The company has been in discussions with the British government for the last few years. The Rishi Sunak administration reportedly offered £300 million aid which Tata Steel found to be inadequate.

The impact of the potential end-of-life closure of the upstream UK operations will, however, not rock the boat for Tata Steel India, the parent company which had acquired the business as part of Corus buyout in 2007.

The management said they don’t expect the cash flow impact in case of closure in billions of dollars. “When we are looking at upstream facilities, I certainly think it is in the hundreds of millions and not in billions,” Koushik Chatterjee, ED & CFO of Tata Steel, told the analysts on Wednesday. Tata Steel’s revenue and EBIDTA in FY23 stood at $30 billion and $4 billion, respectively.

The upstream facilities — blast furnace, coke oven plant — are located at Port Talbot, Wales, while the downstream and distribution facilities are spread across the UK. These assets were part of the legacy that came with Corus, along with the Dutch business, now renamed mainland Europe.

While the Dutch business did not require support from the parent in India in the last 15 years, UK has been structurally weak and Tata Steel had to sell a majority of the operations piecemeal over the years to contain risk, apart from supporting the existing operations with cash. The nameplate capacity of Port Talbot is 5 million tonnes, even as it does not produce more than 3 MT, less than 10 per cent of Tata Steel Group’s combined capacity of 32 MT.
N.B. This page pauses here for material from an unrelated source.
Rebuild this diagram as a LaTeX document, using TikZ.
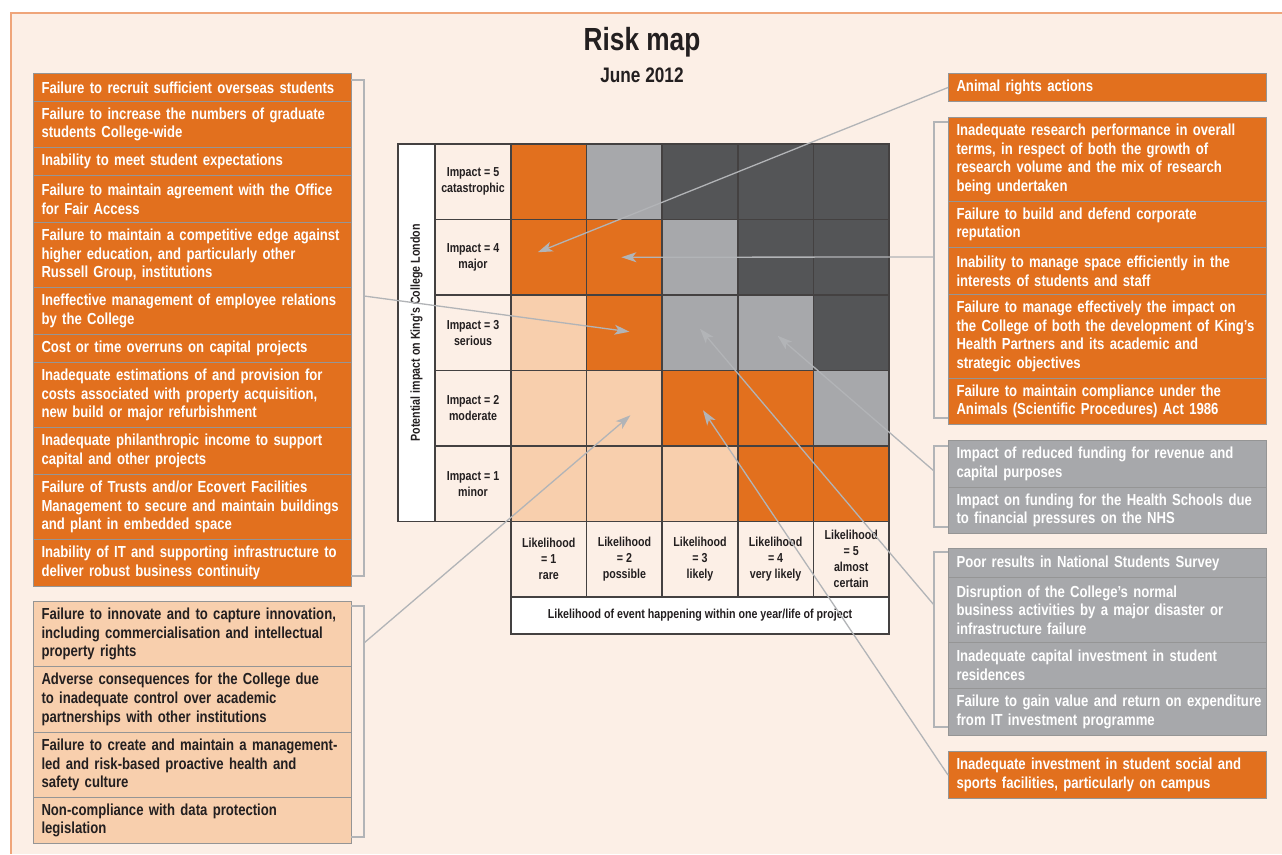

TSUK requires about £200-300 milion cash support from the parent, the Dutch business is sitting on a cash pile of Euro 600 million. The company took Rs 1,170 crore impairment charge on account of the UK business on the standalone balance sheet. It also flagged material uncertainty over TSUK’s ability to remain a ‘going concern’ after conducting a financial stress test to understand the vulnerability of the business from potential economic downturn in Europe, in the results published on Tuesday.